Extracted records
◇ ◇ ◇

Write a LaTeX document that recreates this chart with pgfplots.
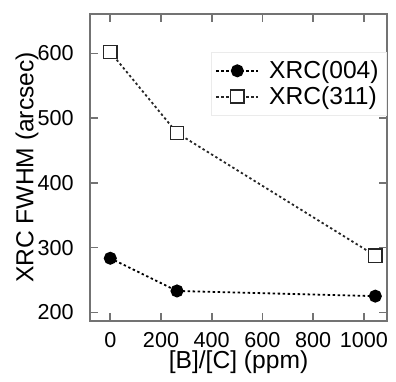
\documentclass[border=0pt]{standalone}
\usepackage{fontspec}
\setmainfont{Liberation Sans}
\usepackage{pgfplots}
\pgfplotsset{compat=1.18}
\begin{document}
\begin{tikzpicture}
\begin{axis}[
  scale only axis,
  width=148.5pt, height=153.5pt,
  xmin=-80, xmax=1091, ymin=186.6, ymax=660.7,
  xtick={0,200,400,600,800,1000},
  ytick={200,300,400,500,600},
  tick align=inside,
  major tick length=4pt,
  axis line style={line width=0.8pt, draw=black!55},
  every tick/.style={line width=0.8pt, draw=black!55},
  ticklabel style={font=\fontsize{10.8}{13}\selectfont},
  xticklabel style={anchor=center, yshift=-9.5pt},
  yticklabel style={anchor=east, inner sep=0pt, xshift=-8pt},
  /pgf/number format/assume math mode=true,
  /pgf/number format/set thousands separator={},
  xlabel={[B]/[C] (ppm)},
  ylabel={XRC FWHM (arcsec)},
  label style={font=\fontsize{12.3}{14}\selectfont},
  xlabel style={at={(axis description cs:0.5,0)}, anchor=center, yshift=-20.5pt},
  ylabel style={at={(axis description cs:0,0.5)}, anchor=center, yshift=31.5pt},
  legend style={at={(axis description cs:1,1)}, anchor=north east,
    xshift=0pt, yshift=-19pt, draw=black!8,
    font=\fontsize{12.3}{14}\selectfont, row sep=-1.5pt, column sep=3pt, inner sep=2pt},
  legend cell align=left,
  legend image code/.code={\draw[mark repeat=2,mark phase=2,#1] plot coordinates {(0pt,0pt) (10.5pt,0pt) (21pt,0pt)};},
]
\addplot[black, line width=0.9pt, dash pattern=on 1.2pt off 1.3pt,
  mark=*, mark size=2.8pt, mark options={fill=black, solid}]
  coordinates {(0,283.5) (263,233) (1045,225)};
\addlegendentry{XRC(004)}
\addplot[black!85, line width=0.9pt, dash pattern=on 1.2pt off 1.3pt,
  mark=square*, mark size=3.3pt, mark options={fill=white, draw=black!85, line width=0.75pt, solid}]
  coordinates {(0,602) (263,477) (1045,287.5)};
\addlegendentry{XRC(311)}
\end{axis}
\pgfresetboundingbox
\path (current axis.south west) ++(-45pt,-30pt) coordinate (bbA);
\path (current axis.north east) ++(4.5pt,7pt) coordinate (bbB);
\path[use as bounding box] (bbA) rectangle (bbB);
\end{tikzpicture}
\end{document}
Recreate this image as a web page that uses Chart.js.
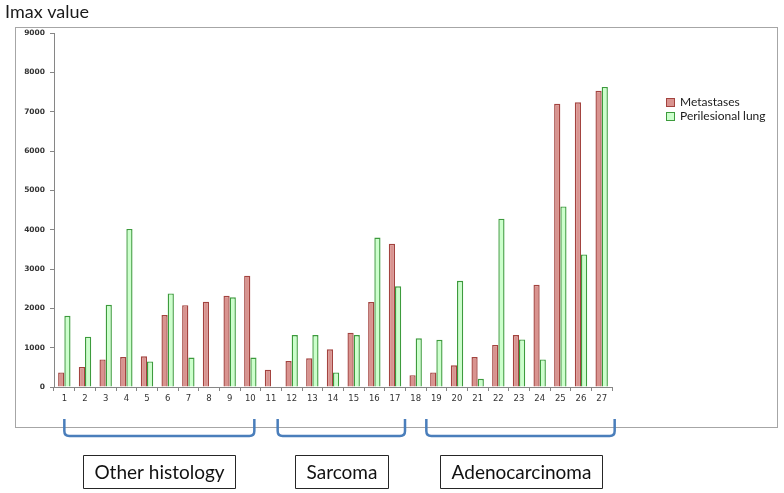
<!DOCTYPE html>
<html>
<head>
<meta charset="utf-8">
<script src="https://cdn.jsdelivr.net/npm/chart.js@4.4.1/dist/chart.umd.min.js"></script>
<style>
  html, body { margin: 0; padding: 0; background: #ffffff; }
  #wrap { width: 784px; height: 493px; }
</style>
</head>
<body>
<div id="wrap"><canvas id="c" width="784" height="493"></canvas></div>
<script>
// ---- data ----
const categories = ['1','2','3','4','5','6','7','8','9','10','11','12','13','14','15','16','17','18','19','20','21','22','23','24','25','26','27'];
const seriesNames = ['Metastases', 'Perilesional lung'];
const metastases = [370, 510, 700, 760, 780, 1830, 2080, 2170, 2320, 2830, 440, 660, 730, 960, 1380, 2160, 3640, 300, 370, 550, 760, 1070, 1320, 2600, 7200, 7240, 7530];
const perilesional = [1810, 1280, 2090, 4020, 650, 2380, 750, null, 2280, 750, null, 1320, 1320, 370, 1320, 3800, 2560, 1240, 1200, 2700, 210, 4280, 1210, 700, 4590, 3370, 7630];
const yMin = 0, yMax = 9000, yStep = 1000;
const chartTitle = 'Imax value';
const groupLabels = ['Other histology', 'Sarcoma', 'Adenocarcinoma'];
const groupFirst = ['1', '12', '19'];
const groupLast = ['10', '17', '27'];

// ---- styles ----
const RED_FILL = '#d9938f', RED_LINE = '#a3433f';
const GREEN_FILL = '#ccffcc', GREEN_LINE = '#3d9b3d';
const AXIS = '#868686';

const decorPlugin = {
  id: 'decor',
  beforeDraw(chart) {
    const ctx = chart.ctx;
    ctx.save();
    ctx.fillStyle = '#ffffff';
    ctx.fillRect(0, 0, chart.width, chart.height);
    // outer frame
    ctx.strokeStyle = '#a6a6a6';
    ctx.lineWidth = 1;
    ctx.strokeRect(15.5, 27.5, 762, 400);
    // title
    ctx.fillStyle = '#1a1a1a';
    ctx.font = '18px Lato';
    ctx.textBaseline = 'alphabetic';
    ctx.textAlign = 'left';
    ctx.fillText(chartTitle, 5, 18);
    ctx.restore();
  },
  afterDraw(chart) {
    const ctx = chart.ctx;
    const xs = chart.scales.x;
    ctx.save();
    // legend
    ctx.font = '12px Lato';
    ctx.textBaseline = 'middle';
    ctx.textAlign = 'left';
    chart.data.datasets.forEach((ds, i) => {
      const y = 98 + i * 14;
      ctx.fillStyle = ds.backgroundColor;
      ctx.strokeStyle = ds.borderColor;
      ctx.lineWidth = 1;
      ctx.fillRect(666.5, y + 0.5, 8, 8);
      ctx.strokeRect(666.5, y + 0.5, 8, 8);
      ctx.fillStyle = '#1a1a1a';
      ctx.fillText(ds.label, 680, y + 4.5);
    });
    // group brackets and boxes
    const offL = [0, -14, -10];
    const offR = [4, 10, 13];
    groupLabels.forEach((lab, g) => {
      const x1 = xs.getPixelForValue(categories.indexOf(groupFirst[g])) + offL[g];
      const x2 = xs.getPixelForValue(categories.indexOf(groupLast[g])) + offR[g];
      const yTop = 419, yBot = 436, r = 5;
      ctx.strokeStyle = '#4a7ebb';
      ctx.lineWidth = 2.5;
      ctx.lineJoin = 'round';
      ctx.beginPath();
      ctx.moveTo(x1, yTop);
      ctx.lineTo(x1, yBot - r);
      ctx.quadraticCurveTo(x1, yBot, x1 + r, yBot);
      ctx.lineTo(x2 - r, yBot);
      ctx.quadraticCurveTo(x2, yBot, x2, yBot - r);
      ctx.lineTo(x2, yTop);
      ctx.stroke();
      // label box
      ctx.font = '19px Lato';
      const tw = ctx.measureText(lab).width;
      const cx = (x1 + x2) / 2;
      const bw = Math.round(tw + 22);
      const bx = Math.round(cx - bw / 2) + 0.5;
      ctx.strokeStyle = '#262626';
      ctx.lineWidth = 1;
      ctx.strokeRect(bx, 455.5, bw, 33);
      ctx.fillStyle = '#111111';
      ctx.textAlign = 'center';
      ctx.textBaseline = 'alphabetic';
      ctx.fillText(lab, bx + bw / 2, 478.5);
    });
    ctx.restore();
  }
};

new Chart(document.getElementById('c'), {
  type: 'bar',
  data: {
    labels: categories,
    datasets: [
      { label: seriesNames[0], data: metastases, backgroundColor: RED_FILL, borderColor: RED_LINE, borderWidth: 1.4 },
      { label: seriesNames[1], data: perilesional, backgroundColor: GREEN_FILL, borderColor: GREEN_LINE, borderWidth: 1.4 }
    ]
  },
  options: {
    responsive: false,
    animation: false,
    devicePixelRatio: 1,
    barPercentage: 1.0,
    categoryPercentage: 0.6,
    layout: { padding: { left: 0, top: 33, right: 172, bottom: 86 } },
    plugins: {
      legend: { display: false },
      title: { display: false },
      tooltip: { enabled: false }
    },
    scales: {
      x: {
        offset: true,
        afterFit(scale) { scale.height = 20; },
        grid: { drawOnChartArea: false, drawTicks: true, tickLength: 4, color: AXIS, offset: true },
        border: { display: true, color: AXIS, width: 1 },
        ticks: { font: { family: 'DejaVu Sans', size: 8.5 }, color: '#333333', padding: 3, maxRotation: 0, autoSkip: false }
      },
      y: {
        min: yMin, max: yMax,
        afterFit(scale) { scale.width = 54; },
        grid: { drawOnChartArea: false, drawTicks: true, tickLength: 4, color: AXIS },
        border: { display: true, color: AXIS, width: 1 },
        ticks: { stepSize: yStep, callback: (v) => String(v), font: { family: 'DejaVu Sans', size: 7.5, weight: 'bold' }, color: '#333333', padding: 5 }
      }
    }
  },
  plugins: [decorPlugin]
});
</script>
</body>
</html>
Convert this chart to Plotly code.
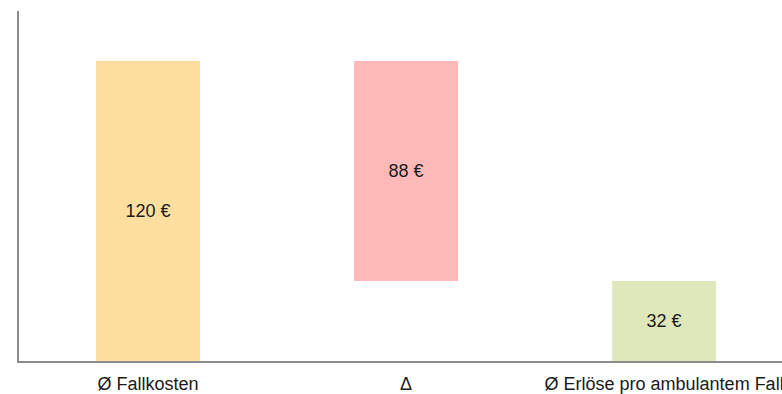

◇ ◇ ◇

Reproduce each line of the entries in which the word "this" is found.

Write a LaTeX document that recreates this chart with pgfplots.
Recreate this image as a web page that uses Chart.js.
Convert this chart to Plotly code.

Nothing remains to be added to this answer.